This is definitely a five-star book in theory. It's probably the only Japanese cookbook that comes close to Shizuo Tsuji's in its thoroughness and completeness. But that's also the downfall of this book, it is really too similar to Japanese Cooking: A Simple Art without offering anything that breaks through the precedent. Those of us who own and cook from the previous book a lot might find this book a little bit boring. As soon as I got this book I thumbed through the pages and I only picked out 4 recipes at first blush that I really felt like I needed to try. This is a pretty good size book, too. I've cooked more than those 4 since then, but the book didn't have the profound impact on me that it should have, probably because I've read it all before in Japanese Cooking.

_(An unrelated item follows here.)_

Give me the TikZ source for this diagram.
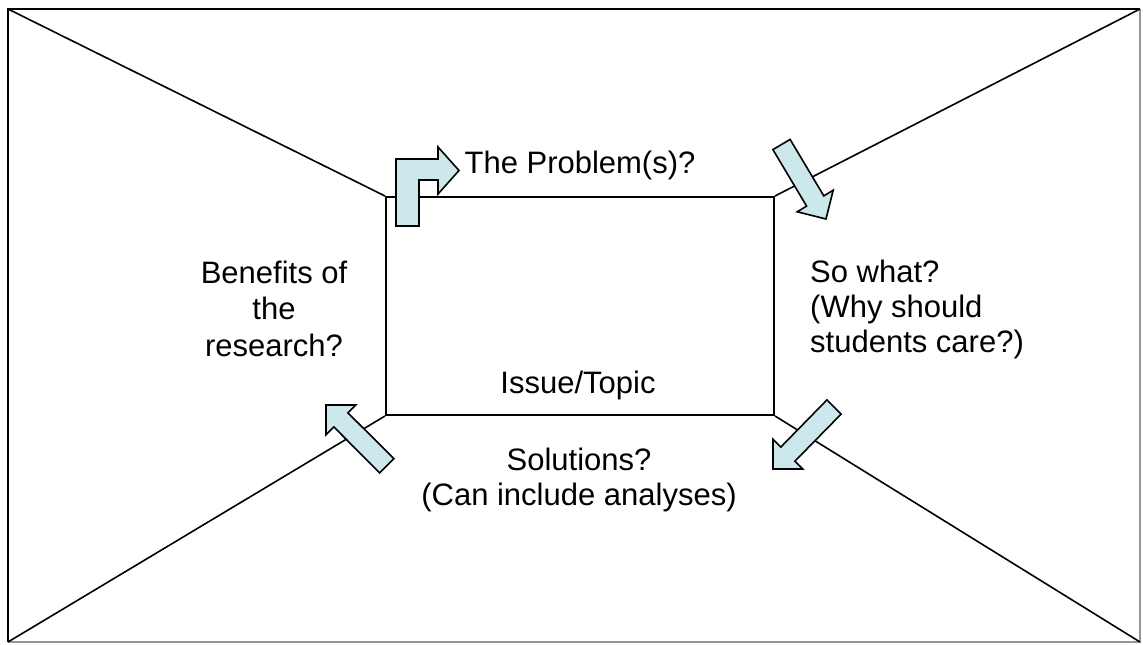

I will say though, that this book can offer some things that Japanese Cooking doesn't have, mainly photography. There are pictures not only of finished dishes but of ingredients too, and even though those are artistically well done they are also quite informative. It helps to know what something looks like when you're looking for it in a store, I would suppose. But there are some steps skipped in this book that Japanese Cooking doesn't overlook. A specific example is a couple days ago when I made an asparagus and black sesame salad from Washoku to go along with lunch. Earlier today I was just perusing Japanese Cooking when it mentioned to never use wet ingredients in an aemono. Oops, nothing was mentioned about that in Washoku. I checked and sure enough, my salad, which was perfectly nutty and crisp at lunch, was now sitting in a pool of gray asparagus water. It might have gone without mentioning because no one bothered to check how it would keep as a leftover, but Japanese Cooking mentioned it, which just shows a more complete understanding of the cuisine in that book.
I would say that either this book or Japanese Cooking would probably be the best basic Japanese cookbook out of all the ones out there. You certainly don't need both though. I would browse through both of them and see which format fits your style most. If you need visual stimulation and prefer coffee-table style books, then Washoku is your seminal book on Japanese food and cooking. If you value, on the other hand, a very in-depth informative, Julia Child-type approach and format, I would have to recommend sticking with Japanese Cooking: A Simple Art by Shizuo Tsuji.